I humbly ask other people commenting to resist talking about mental illness or drugs. No doubt a priest will consider these issues if they turned out to be relevant. But often these are used as excuses by athiests to deny what is obviously not of this world, which is why i ask people not to add to the stigma they seek to create.

What i want to share with you all about my experience is that what i saw, heard, smelt and touched cannot be explained by secular means. It happened to me because i was around someone who has a reoccuring problem, they are not longer in my life for unrelated reasons and i am fortunate nothing has happened since. After my experience i went and got a tattoo between my shoulder blades of a bible verse. I did it because i never wanted to forget what i had seen, frightening as it was. We may all doubt bits of our faith at time but once you see the devil, no rational person would think there was not also God.

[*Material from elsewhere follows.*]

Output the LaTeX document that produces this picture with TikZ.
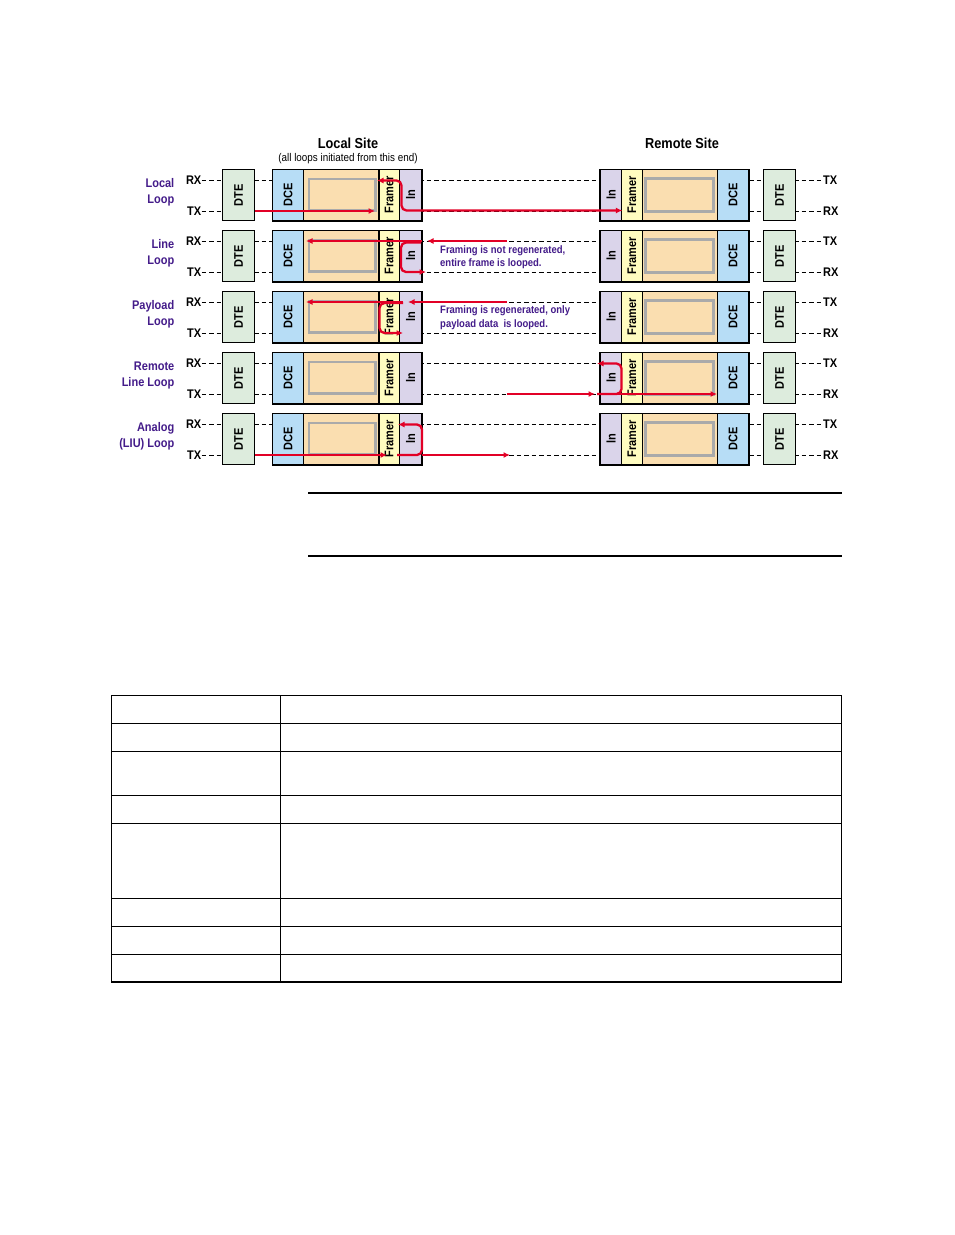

To the OP i want to say that when it happened i prayed Hail Mary (repeatedly) and i prayed out loud for protection from Archangel Michael. I was scared and not ashmed to say that. I am and was physically strong by any reasonable standard, but this had strength that was beyond the capabilities of the form it took. However, my prayers gave me the strength required to resist. By that i mean that it hated Holy water and the cross, which i had nearby and held close to it. It did not attack me per se but in my attempts to press a cross on it, it resisted my arms and it’s strength was undeniable. However, it could not overpower me in the sense of God granted me the strength i needed for protection, albeit the bare minimum! I realised this after a protracted stand off, where i gradually realised it dare not attack me directly although those were very tense moments and my confidece is retrospective. I have no factual basis to say whether one can generalise that for all possible scenarios though. OP i cannot explain why this happens to you or when it will end, but i believe they use the tricks that they have to scare us. Do not be scared OP,
  • they are repulsive in smell and sound, they use psychological attacks because they are weaker physically than Gods angels
  • they fear God, his name and his angels, they try to scare us in order to prevent us praying because our prayers are answered
  • God will protect you, all their tactics are simply to try and seperate you from Gods protection
In summary, everything it did was to try and shut me up, scare me stiff / freeze me in my tracks if you like. The old saying goes that you don’t bring a knife to a gun fight and God is the only weapon for this kind of thing. I hope that by sharing this you know you are not alone and not treated with mockery or suspicion.
 
I too have been through this as many on the boards here know. This is a difficult time of year for me anyway due to family reasons, and now because my parents health is so bad I have been super depressed.

What has been a real relief for me though, has been that due to my time off from work, I have gone to confession, Two masses, and adoration twice. This has been a huge boost and derailed the horrid temptation I have been battling most of December. Satan would move mountains if he could to keep you from the church.

I did not want to go to Christmas Mass for some reason. I don’t know why. I did not want to leave the house. Halfway to the church, the “spell” was broken. That is how these things work. I think it would be helpful for the OP to order a spiritual warfare book or two.